Normally, an actor or model spends most of his or her time and effort trying to look younger. But last fall I got to shoot a short promotional video for a retirement center, Avamere at Sherwood, in which I pretended I was older and more decrepit than I am. That was a refreshing switch.


Working in film and video, you sometimes have to cut an audition on video. I have several online from unsuccessful attempts to land jobs. Here's one I did for an instructional video for alcohol servers. We shot in early January 2011, so my videographer's Christmas decorations were still up around his house. Watch for the subtle flexing movement by his cat, Desdemona, toward the end of it. Here's a rather high-powered Web sales pitch audition that's so over-the-top it approaches self parody.

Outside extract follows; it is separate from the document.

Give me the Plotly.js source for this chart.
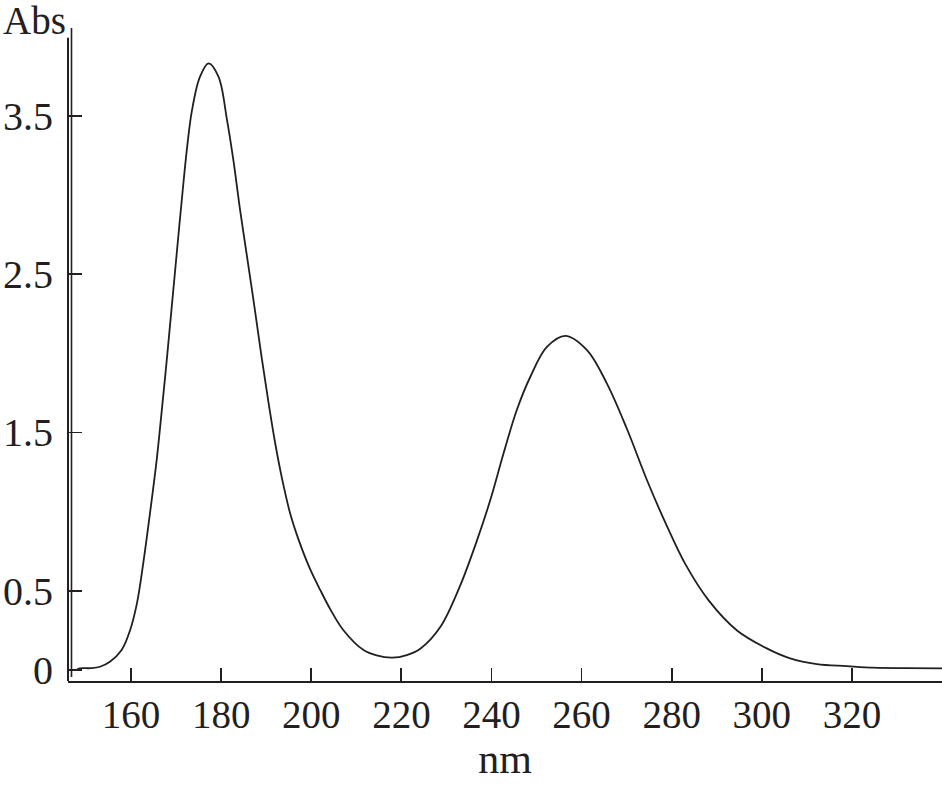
<!DOCTYPE html>
<html>
<head>
<meta charset="utf-8">
<script src="https://cdn.plot.ly/plotly-3.0.1.min.js"></script>
<style>html,body{margin:0;padding:0;background:#fff;}#chart{width:942px;height:785px;}</style>
</head>
<body>
<div id="chart"></div>
<script>
// Wavelength (nm) and absorbance
const wavelength = [147.9,148.5,151.0,153.1,155.3,157.9,159.8,161.3,162.7,164.2,165.7,167.1,168.0,169.15,170.2,171.3,172.4,173.5,175.3,177.2,179.4,181.3,182.7,184.2,186.0,187.5,189.0,190.5,192.0,193.5,195.3,197.1,199.7,202.0,204.2,207.1,211.6,214.5,218.0,221.2,224.2,228.6,233.0,236.8,239.7,242.7,245.6,248.6,252.3,256.4,261.2,265.6,270.1,274.5,279.0,283.0,288.2,294.5,301.1,306.3,312.2,318.9,324.8,332.0,340.0];
const absorbance = [0.0,0.01,0.012,0.021,0.052,0.126,0.253,0.421,0.674,0.99,1.33,1.72,1.98,2.33,2.65,2.98,3.29,3.53,3.746,3.830,3.746,3.472,3.22,2.904,2.56,2.27,1.97,1.69,1.43,1.21,0.99,0.83,0.64,0.505,0.385,0.253,0.126,0.092,0.078,0.095,0.135,0.27,0.53,0.82,1.07,1.37,1.64,1.85,2.04,2.11,2.02,1.81,1.52,1.20,0.905,0.67,0.44,0.25,0.137,0.074,0.038,0.025,0.015,0.012,0.011];
const xTickVals = [160,180,200,220,240,260,280,300,320];
const yTickVals = [0,0.5,1.5,2.5,3.5];
const yTickText = ['0','0.5','1.5','2.5','3.5'];
const xTitle = 'nm';
const yTitle = 'Abs';

const ink = '#231f20';
const font = 'Liberation Serif, Times New Roman, serif';

const trace = {
  x: wavelength, y: absorbance, type: 'scatter', mode: 'lines',
  line: {color: ink, width: 1.8, shape: 'spline', smoothing: 1.0},
  hoverinfo: 'none'
};

const layout = {
  width: 942, height: 785,
  margin: {l: 68, r: 0, t: 28, b: 104},
  paper_bgcolor: '#fff', plot_bgcolor: '#fff',
  showlegend: false,
  font: {family: font, color: ink, size: 39},
  xaxis: {
    range: [146.0, 340.0], tickvals: xTickVals, ticktext: xTickVals.map(String),
    ticks: 'inside', ticklen: 13, tickwidth: 1.8, tickcolor: ink,
    showline: true, linecolor: ink, linewidth: 2, showgrid: false, zeroline: false,
    tickfont: {family: font, size: 39, color: ink},
    ticklabelstandoff: -2,
    title: {text: xTitle, font: {family: font, size: 42, color: ink}, standoff: 2},
    fixedrange: true
  },
  yaxis: {
    range: [-0.069, 4.053], tickvals: yTickVals, ticktext: yTickText,
    ticks: 'inside', ticklen: 14, tickwidth: 1.8, tickcolor: ink,
    showline: false, showgrid: false, zeroline: false,
    tickfont: {family: font, size: 40, color: ink},
    ticklabelstandoff: 14,
    fixedrange: true
  },
  shapes: [
    {type: 'line', xref: 'paper', yref: 'paper', x0: 0, x1: 0, y0: 0, y1: 0.985, line: {color: ink, width: 2}},
    {type: 'line', xref: 'paper', yref: 'paper', x0: 0.004, x1: 0.004, y0: 0.006, y1: 1.0, line: {color: ink, width: 1.6}}
  ],
  annotations: [
    {text: yTitle, xref: 'paper', yref: 'paper', x: 0, y: 1, xanchor: 'right', yanchor: 'bottom', xshift: 0, yshift: -16,
     showarrow: false, font: {family: font, size: 39, color: ink}}
  ]
};

Plotly.newPlot('chart', [trace], layout, {staticPlot: true, displayModeBar: false});
</script>
</body>
</html>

And then my favorite, an audition for a casino's tenth anniversary. My agent suggested I audition for both the client and the dealer. I did each audition separately, with the cameraman reading the cue lines, and left the studio assuming my videographer would submit them that way. But he tried intercutting them, and even though we hadn't planned to submit it that way, it almost works.


For a blog, this is admittedly filler. But I promise to get some new material online soon. By the way, March 28 was my birthday. I had a lovely evening singing karaoke -- from David Bowie's "Fame" to Alice Cooper's "Welcome To My Nightmare," Ray Stevens' "Gitarzan," and The Sweet's "Ballroom Blitz" -- with friends and family.